▶ _WHAT YOU ARE ASKED TO DO_
Please pull out every line that includes the string "this".

## start DATA TO PROCESS

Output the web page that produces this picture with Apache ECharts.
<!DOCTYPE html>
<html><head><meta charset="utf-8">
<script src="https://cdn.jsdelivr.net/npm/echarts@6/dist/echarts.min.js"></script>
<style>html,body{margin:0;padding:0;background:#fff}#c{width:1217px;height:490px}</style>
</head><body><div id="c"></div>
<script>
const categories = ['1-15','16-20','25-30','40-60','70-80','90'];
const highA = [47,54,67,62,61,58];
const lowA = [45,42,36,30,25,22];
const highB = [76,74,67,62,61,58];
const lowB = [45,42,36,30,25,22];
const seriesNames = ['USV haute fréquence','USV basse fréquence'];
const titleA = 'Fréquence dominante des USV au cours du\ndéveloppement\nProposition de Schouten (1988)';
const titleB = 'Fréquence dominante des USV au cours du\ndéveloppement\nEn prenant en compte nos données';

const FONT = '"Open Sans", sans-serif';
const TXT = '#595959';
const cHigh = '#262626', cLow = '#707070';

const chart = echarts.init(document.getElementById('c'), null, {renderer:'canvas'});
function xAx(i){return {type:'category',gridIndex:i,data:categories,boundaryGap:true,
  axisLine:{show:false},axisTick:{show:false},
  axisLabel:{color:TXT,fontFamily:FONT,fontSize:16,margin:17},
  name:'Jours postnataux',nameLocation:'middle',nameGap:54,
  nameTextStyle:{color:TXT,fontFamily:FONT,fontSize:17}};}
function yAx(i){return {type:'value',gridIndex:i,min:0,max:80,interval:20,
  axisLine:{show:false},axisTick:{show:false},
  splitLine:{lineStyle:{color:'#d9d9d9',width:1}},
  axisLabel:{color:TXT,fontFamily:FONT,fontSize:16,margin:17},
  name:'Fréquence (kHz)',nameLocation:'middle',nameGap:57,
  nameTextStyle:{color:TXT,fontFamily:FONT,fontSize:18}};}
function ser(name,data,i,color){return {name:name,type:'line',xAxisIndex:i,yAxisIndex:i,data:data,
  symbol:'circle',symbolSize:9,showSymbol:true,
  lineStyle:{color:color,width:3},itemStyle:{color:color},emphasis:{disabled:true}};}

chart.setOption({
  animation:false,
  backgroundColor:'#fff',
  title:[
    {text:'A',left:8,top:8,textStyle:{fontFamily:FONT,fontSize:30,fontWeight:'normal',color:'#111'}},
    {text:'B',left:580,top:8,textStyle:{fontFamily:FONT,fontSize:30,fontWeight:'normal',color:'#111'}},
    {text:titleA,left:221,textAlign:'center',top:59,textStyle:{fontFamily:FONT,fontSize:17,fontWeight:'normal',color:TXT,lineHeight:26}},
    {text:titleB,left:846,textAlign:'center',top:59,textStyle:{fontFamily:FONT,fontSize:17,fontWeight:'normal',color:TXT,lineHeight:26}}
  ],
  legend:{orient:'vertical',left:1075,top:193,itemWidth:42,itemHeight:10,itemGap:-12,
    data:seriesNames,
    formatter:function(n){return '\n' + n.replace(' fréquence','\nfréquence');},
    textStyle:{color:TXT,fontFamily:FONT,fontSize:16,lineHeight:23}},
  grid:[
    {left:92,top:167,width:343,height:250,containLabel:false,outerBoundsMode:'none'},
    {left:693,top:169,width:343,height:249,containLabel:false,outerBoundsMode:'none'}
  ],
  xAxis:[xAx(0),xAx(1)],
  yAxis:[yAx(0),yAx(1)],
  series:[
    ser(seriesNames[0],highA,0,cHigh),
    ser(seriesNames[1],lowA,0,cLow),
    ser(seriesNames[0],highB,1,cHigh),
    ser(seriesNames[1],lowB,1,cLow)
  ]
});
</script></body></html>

## end DATA TO PROCESS
## start DATA TO PROCESS

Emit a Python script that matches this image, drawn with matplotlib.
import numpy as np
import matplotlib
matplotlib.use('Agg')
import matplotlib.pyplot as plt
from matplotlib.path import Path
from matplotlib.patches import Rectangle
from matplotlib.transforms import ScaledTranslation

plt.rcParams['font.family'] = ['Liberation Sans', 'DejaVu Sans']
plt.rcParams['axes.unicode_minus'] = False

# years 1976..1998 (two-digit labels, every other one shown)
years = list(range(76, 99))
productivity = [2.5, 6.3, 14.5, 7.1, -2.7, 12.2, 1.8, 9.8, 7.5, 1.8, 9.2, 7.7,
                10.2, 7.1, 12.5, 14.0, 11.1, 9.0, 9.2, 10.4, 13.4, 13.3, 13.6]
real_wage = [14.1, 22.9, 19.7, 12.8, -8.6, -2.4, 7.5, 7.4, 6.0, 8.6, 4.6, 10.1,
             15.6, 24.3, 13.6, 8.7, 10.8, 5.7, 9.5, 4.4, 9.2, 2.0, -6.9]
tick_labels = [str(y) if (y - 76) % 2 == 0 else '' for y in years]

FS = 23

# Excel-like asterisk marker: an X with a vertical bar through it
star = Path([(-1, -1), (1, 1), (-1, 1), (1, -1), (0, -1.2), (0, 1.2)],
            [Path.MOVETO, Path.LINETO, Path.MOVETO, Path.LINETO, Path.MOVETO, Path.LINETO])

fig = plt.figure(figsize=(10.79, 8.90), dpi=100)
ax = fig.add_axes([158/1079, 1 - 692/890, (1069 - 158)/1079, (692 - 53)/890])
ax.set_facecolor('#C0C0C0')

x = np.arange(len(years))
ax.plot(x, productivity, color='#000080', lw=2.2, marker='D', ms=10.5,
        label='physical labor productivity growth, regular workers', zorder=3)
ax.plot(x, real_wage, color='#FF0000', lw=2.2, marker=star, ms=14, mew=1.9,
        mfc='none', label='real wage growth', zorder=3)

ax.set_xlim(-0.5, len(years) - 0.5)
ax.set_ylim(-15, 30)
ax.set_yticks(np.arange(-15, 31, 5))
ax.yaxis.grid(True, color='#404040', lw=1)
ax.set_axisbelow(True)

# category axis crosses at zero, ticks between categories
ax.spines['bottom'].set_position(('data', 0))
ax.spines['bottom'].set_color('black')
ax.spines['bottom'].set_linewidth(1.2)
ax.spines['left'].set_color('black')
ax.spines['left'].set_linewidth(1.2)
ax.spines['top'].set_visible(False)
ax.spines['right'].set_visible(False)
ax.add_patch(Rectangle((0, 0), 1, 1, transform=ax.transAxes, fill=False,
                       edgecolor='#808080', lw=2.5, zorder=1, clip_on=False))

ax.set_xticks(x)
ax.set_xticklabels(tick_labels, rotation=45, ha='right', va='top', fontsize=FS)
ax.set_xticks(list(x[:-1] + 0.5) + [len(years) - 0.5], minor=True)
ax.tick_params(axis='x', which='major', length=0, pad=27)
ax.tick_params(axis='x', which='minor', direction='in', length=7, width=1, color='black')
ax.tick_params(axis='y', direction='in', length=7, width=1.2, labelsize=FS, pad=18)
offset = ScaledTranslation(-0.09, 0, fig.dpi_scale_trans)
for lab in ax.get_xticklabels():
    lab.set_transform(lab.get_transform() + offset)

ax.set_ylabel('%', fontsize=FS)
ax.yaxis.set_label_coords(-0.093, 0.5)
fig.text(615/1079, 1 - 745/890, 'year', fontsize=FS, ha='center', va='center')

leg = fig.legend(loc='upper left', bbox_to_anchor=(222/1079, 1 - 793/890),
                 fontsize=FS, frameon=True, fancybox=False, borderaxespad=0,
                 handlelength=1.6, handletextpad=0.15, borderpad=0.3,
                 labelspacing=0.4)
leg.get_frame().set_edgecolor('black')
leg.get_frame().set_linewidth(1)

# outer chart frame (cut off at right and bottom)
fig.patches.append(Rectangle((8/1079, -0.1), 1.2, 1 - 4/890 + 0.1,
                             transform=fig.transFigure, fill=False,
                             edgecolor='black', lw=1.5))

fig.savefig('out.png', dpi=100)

## end DATA TO PROCESS

▶ _SOLUTION BELOW_
Output the web page that produces this picture with Apache ECharts.
Emit a Python script that matches this image, drawn with matplotlib.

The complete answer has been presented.